Figure 5 shows that, after being processed by the FCM algorithm, the 100 datasets were not decomposed, or decomposed by EMD, LMD, and improved VMD, respectively. The clustering results of no decomposition, EMD, and LMD cases had two problems: some samples were far from cluster heads; some fault samples of different classes were mixed together. These problems were the most severe in the no decomposition case, where the clustering effect was the worst, adding to the difficulty of fault sample classification. Meanwhile, the fault samples obtained by improved VMD all gathered around the four cluster heads, with clear boundaries between fault classes. Thus, the improved VMD had much better clustering effect than the other three processing approaches.

To further compare the effects of different decomposition methods, the classification coefficient F, and mean fuzzy entropy H of each method are obtained as shown in Table 3.

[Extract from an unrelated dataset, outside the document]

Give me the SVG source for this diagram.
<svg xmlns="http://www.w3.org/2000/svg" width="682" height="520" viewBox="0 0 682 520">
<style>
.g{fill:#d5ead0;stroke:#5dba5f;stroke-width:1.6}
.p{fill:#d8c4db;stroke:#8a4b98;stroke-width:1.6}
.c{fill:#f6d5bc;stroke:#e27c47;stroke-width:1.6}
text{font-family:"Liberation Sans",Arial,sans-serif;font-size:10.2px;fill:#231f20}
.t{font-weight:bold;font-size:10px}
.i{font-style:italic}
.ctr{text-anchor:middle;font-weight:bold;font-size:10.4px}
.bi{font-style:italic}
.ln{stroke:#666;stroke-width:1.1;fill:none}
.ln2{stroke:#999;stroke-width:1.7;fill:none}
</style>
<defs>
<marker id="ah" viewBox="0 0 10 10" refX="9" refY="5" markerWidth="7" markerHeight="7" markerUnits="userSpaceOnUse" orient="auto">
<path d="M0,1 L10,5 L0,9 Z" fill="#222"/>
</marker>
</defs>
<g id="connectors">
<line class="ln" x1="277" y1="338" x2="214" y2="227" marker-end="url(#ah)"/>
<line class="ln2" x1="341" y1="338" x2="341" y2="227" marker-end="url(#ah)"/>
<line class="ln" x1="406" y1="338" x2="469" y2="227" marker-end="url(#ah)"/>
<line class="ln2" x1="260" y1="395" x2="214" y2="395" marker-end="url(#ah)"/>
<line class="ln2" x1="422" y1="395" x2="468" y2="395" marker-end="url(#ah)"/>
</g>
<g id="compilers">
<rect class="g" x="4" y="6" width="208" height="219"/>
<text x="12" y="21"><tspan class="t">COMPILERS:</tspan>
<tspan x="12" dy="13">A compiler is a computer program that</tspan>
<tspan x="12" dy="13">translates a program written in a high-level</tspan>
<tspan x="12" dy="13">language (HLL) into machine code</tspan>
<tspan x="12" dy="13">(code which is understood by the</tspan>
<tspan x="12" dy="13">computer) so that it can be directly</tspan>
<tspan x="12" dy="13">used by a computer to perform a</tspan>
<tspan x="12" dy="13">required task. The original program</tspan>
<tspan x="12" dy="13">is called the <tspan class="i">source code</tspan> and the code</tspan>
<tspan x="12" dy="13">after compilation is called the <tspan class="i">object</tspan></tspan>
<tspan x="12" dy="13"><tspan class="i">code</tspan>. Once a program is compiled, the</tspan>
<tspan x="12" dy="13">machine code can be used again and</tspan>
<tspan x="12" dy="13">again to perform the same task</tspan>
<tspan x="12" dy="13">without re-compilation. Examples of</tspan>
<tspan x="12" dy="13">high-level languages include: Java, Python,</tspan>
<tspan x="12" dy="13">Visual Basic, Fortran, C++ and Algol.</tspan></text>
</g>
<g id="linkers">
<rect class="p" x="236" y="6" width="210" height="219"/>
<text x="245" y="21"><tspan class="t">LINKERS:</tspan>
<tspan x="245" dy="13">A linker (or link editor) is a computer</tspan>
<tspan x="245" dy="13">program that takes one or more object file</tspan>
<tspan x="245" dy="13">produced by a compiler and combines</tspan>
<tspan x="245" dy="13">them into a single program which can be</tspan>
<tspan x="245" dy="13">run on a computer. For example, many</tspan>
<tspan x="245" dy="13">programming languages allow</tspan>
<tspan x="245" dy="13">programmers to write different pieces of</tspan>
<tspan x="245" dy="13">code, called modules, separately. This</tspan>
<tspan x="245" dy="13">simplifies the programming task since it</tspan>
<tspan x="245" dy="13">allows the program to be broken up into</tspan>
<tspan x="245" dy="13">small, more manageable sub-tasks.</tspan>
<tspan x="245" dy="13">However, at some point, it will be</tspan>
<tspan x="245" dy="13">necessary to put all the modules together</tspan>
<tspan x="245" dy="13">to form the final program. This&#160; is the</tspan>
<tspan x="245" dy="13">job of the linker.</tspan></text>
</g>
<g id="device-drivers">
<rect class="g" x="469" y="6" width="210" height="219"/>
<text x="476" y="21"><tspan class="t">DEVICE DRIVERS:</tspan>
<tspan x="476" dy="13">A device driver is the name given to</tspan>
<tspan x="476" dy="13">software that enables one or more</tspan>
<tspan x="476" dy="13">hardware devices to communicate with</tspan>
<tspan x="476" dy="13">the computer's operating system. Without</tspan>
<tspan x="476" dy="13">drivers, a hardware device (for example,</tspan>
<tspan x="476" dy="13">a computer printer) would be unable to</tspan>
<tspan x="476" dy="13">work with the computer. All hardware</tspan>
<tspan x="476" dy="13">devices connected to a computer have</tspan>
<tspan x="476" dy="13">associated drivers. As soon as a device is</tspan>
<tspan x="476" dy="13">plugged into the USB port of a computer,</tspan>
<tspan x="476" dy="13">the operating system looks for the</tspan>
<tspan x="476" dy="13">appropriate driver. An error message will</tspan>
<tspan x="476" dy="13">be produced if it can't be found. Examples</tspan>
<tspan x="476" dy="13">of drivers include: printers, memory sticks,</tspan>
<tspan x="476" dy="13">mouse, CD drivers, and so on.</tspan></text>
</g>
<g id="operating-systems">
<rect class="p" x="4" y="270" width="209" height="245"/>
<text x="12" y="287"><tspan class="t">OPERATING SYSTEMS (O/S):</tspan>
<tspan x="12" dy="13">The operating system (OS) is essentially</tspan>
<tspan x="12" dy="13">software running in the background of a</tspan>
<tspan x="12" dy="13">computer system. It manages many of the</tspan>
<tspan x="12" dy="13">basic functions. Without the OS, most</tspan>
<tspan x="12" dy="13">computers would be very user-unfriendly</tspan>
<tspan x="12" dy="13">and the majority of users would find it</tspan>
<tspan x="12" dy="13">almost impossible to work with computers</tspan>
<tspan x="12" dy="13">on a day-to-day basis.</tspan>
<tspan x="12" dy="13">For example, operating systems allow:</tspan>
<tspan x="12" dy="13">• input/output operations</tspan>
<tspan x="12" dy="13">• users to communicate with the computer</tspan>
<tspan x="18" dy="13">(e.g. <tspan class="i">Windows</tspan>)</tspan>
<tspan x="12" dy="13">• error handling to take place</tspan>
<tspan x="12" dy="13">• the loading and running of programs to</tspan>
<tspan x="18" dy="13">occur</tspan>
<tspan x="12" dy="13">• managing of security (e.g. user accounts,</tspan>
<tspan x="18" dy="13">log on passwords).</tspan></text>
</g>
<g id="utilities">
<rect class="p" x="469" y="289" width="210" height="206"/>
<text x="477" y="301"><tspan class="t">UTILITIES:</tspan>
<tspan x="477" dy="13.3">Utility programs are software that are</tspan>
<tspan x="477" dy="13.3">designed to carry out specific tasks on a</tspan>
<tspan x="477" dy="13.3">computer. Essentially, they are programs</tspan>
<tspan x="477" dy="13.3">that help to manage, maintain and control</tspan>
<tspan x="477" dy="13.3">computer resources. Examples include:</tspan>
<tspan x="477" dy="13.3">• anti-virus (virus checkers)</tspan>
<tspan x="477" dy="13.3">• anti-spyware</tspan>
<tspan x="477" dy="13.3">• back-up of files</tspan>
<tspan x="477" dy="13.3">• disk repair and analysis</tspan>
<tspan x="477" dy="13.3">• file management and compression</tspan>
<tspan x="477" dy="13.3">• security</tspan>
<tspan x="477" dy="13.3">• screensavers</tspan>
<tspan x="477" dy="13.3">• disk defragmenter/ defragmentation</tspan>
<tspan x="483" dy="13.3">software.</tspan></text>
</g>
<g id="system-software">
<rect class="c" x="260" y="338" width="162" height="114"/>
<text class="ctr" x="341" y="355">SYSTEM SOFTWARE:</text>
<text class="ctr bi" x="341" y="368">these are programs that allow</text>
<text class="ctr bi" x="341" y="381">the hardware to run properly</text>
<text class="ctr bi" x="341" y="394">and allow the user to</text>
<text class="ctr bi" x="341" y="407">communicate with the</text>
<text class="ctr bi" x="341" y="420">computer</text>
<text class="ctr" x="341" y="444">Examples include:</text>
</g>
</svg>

Table 3. Fault clustering effects of different decomposition methods

As shown in Table 3, the improved VMD had the largest F value, which was the closest to 1. It was higher than the F values of EMD, LMD, and no decomposition by 0.0879, 0.1223, 0.1365, respectively. The improved VMD also achieved the minimal H value, which was the closest to 0. It was lower than the H values of EMD, LMD, and no decomposition by 0.1847, 0.2455, and 0.2528, respectively. These results demonstrate that the improved VMD has a strong denoising effect, i.e., it can effectively remove the noises from the fault signals of rolling bearings. This effect greatly improves the fault detection ability.